Exercise task:
Begin with the first line below and retype each line exactly through the line containing "const survivalTicks = [0, 50, 100, 150];". Any pictures are to be left out.
# Dataset content start
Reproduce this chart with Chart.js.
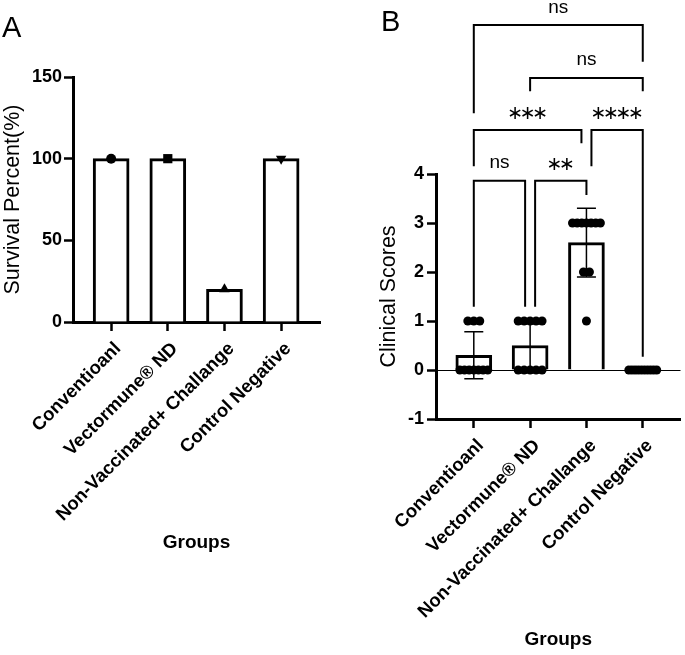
<!DOCTYPE html>
<html>
<head>
<meta charset="utf-8">
<script src="https://cdn.jsdelivr.net/npm/chart.js@4.4.1/dist/chart.umd.min.js"></script>
<style>
  body { margin: 0; background: #fff; }
  #wrap { position: relative; width: 685px; height: 655px; overflow: hidden; background: #fff; }
  canvas { position: absolute; top: 0; }
  .panel { position: absolute; font-family: 'Liberation Sans', Arial, sans-serif; font-size: 29px; line-height: 29px; color: #000; }
</style>
</head>
<body>
<div id="wrap">
  <canvas id="chartA" width="340" height="655" style="left:0;width:340px;height:655px"></canvas>
  <canvas id="chartB" width="340" height="655" style="left:345px;width:340px;height:655px"></canvas>
  <div class="panel" style="left:2px;top:13px">A</div>
  <div class="panel" style="left:381px;top:7px">B</div>
</div>
<script>
// groups shared by both panels
const groups = ['Conventioanl', 'Vectormune® ND', 'Non-Vaccinated+ Challange', 'Control Negative'];
const groupIdx = [0, 1, 2, 3];

// panel A
const survivalPercent = [100, 100, 20, 100];
const survivalTicks = [0, 50, 100, 150];

// panel B
const scoreMean = [0.3, 0.5, 2.6, 0];
const scoreSD = [0.48, 0.53, 0.70, 0];
const scoreTicks = [-1, 0, 1, 2, 3, 4];
const scoresConventional = [1, 1, 1, 0, 0, 0, 0, 0, 0, 0];
const scoresVectormune = [1, 1, 1, 1, 1, 0, 0, 0, 0, 0];
const scoresNonVaccinated = [3, 3, 3, 3, 3, 3, 3, 2, 2, 1];
const scoresControl = [0, 0, 0, 0, 0, 0, 0, 0, 0, 0];
const sigPairs = [[0, 1], [1, 2], [0, 2], [2, 3], [1, 3], [0, 3]];
const sigLabels = ['ns', '**', '***', '****', 'ns', 'ns'];

// layout of the significance brackets (in y-axis units above the plot)
const bracketLevel = [3.86, 3.86, 4.90, 4.90, 5.96, 7.04];
const bracketLegs = [[1.29, 1.29], [1.29, 3.57], [4.16, 4.63], [4.16, 0.27], [5.69, 5.69], [5.24, 6.29]];
const bracketShift = [[0, -5], [5, 0], [0, -5], [5, 0], [0, 0], [0, 0]];

const FONT = "'Liberation Sans', Arial, sans-serif";
Chart.defaults.font.family = FONT;
Chart.defaults.color = '#000';

function xAxis(min, max, height, titlePad) {
  return {
    type: 'linear', min: min, max: max, bounds: 'data', offset: false,
    afterBuildTicks: s => { s.ticks = groupIdx.map(v => ({ value: v })); },
    afterFit: s => { s.height = height; s.paddingLeft = 0; s.paddingRight = 0; },
    grid: { offset: false, drawOnChartArea: false, tickLength: 9, tickWidth: 2.5, tickColor: '#000' },
    border: { color: '#000', width: 3 },
    ticks: {
      autoSkip: false, minRotation: 45, maxRotation: 45, padding: 7, labelOffset: 7,
      font: { size: 18.5, weight: 'bold' },
      callback: v => groups[v]
    },
    title: { display: true, text: 'Groups', font: { size: 19, weight: 'bold' }, padding: { top: 0, bottom: titlePad } }
  };
}

function yAxis(min, max, tickVals, width, text, titlePad, labelPad) {
  return {
    type: 'linear', min: min, max: max,
    afterBuildTicks: s => { s.ticks = tickVals.map(v => ({ value: v })); },
    afterFit: s => { s.width = width; s.paddingTop = 0; s.paddingBottom = 0; },
    grid: { drawOnChartArea: false, tickLength: 9, tickWidth: 2.5, tickColor: '#000' },
    border: { color: '#000', width: 3 },
    ticks: { padding: labelPad, font: { size: 18, weight: 'bold' } },
    title: { display: true, text: text, font: { size: 21.5 }, padding: { top: titlePad, bottom: 0 } }
  };
}

// spread equal scores sideways like a column scatter
function swarm(vals, g) {
  const counts = {};
  vals.forEach(v => { counts[v] = (counts[v] || 0) + 1; });
  const pts = [];
  Object.keys(counts).forEach(k => {
    const n = counts[k];
    const step = n > 1 ? Math.min(0.106, 0.495 / (n - 1)) : 0;
    for (let j = 0; j < n; j++) pts.push({ x: g + (j - (n - 1) / 2) * step, y: +k });
  });
  return pts;
}

// ---------- A ----------
new Chart(document.getElementById('chartA'), {
  type: 'bar',
  data: {
    datasets: [{
      type: 'scatter',
      data: groupIdx.map(i => ({ x: i, y: survivalPercent[i] })),
      pointStyle: ['circle', 'rect', 'triangle', 'triangle'],
      pointRotation: [0, 0, 0, 180],
      pointRadius: [5, 6.5, 6, 6],
      pointBackgroundColor: '#000',
      pointBorderWidth: 0
    }, {
      type: 'bar',
      data: groupIdx.map(i => ({ x: i, y: survivalPercent[i] })),
      backgroundColor: '#fff',
      borderColor: '#000',
      borderWidth: 3,
      borderSkipped: 'start',
      barThickness: 36
    }]
  },
  options: {
    responsive: false, animation: false, events: [],
    layout: { padding: { top: 77, left: 0, right: 20, bottom: 0 } },
    plugins: { legend: { display: false }, tooltip: { enabled: false } },
    scales: {
      x: xAxis(-0.673, 3.686, 333, 100.6),
      y: yAxis(0, 150, survivalTicks, 73, 'Survival Percent(%)', 0, 2)
    }
  }
});

// ---------- B ----------
const scoreSets = [scoresConventional, scoresVectormune, scoresNonVaccinated, scoresControl];

const errorBars = {
  id: 'errorBars',
  afterDatasetDraw(chart, args) {
    if (args.index !== 1) return;
    const { ctx, scales: { x, y } } = chart;
    ctx.save();
    ctx.strokeStyle = '#000';
    ctx.lineWidth = 1.5;
    scoreMean.forEach((m, i) => {
      if (!scoreSD[i]) return;
      const px = x.getPixelForValue(i);
      const t = y.getPixelForValue(m + scoreSD[i]);
      const b = y.getPixelForValue(m - scoreSD[i]);
      ctx.beginPath();
      ctx.moveTo(px, t); ctx.lineTo(px, b);
      ctx.moveTo(px - 9.5, t); ctx.lineTo(px + 9.5, t);
      ctx.moveTo(px - 9.5, b); ctx.lineTo(px + 9.5, b);
      ctx.stroke();
    });
    ctx.restore();
  }
};

const brackets = {
  id: 'brackets',
  afterDraw(chart) {
    const { ctx, scales: { x, y } } = chart;
    ctx.save();
    ctx.strokeStyle = '#000';
    ctx.fillStyle = '#000';
    ctx.lineWidth = 2;
    ctx.lineJoin = 'miter';
    sigPairs.forEach(([a, b], k) => {
      const xa = x.getPixelForValue(a) + bracketShift[k][0];
      const xb = x.getPixelForValue(b) + bracketShift[k][1];
      const yb = y.getPixelForValue(bracketLevel[k]);
      ctx.beginPath();
      ctx.moveTo(xa, y.getPixelForValue(bracketLegs[k][0]));
      ctx.lineTo(xa, yb);
      ctx.lineTo(xb, yb);
      ctx.lineTo(xb, y.getPixelForValue(bracketLegs[k][1]));
      ctx.stroke();
      const cx = (xa + xb) / 2;
      const lab = sigLabels[k];
      ctx.textAlign = 'center';
      ctx.textBaseline = 'alphabetic';
      if (lab === 'ns') {
        ctx.font = '19px ' + FONT;
        ctx.fillText(lab, cx, yb - 12.5);
      } else {
        ctx.font = "19px 'DejaVu Sans'";
        const m = ctx.measureText('\u2217');
        const off = (m.actualBoundingBoxAscent - m.actualBoundingBoxDescent) / 2;
        const n = lab.length;
        for (let j = 0; j < n; j++) {
          ctx.fillText('\u2217', cx + (j - (n - 1) / 2) * 12.5, yb - 17 + off);
        }
      }
    });
    ctx.restore();
  }
};

const yB = yAxis(-1, 4, scoreTicks, 91, 'Clinical Scores', 31, 3);
yB.grid = {
  drawOnChartArea: true, lineWidth: 1,
  color: c => (c.tick && c.tick.value === 0 ? '#000' : 'rgba(0,0,0,0)'),
  tickLength: 9, tickWidth: 2.5, tickColor: '#000'
};

new Chart(document.getElementById('chartB'), {
  type: 'bar',
  data: {
    datasets: [{
      type: 'scatter',
      data: scoreSets.map((s, g) => swarm(s, g)).flat(),
      pointRadius: 4.5,
      pointBackgroundColor: '#000',
      pointBorderWidth: 0
    }, {
      type: 'bar',
      data: groupIdx.map(i => ({ x: i, y: scoreMean[i] })),
      backgroundColor: '#fff',
      borderColor: '#000',
      borderWidth: 3,
      borderSkipped: 'start',
      barThickness: 36
    }]
  },
  options: {
    responsive: false, animation: false, events: [],
    layout: { padding: { top: 174, left: 0, right: 3, bottom: 0 } },
    plugins: { legend: { display: false }, tooltip: { enabled: false } },
    scales: {
      x: xAxis(-0.671, 3.67, 236, 3.6),
      y: yB
    }
  },
  plugins: [errorBars, brackets]
});
</script>
</body>
</html>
# Dataset content end
Finished answer:
Reproduce this chart with Chart.js.
<!DOCTYPE html>
<html>
<head>
<meta charset="utf-8">
<script src="https://cdn.jsdelivr.net/npm/chart.js@4.4.1/dist/chart.umd.min.js"></script>
<style>
  body { margin: 0; background: #fff; }
  #wrap { position: relative; width: 685px; height: 655px; overflow: hidden; background: #fff; }
  canvas { position: absolute; top: 0; }
  .panel { position: absolute; font-family: 'Liberation Sans', Arial, sans-serif; font-size: 29px; line-height: 29px; color: #000; }
</style>
</head>
<body>
<div id="wrap">
  <canvas id="chartA" width="340" height="655" style="left:0;width:340px;height:655px"></canvas>
  <canvas id="chartB" width="340" height="655" style="left:345px;width:340px;height:655px"></canvas>
  <div class="panel" style="left:2px;top:13px">A</div>
  <div class="panel" style="left:381px;top:7px">B</div>
</div>
<script>
// groups shared by both panels
const groups = ['Conventioanl', 'Vectormune® ND', 'Non-Vaccinated+ Challange', 'Control Negative'];
const groupIdx = [0, 1, 2, 3];

// panel A
const survivalPercent = [100, 100, 20, 100];
const survivalTicks = [0, 50, 100, 150];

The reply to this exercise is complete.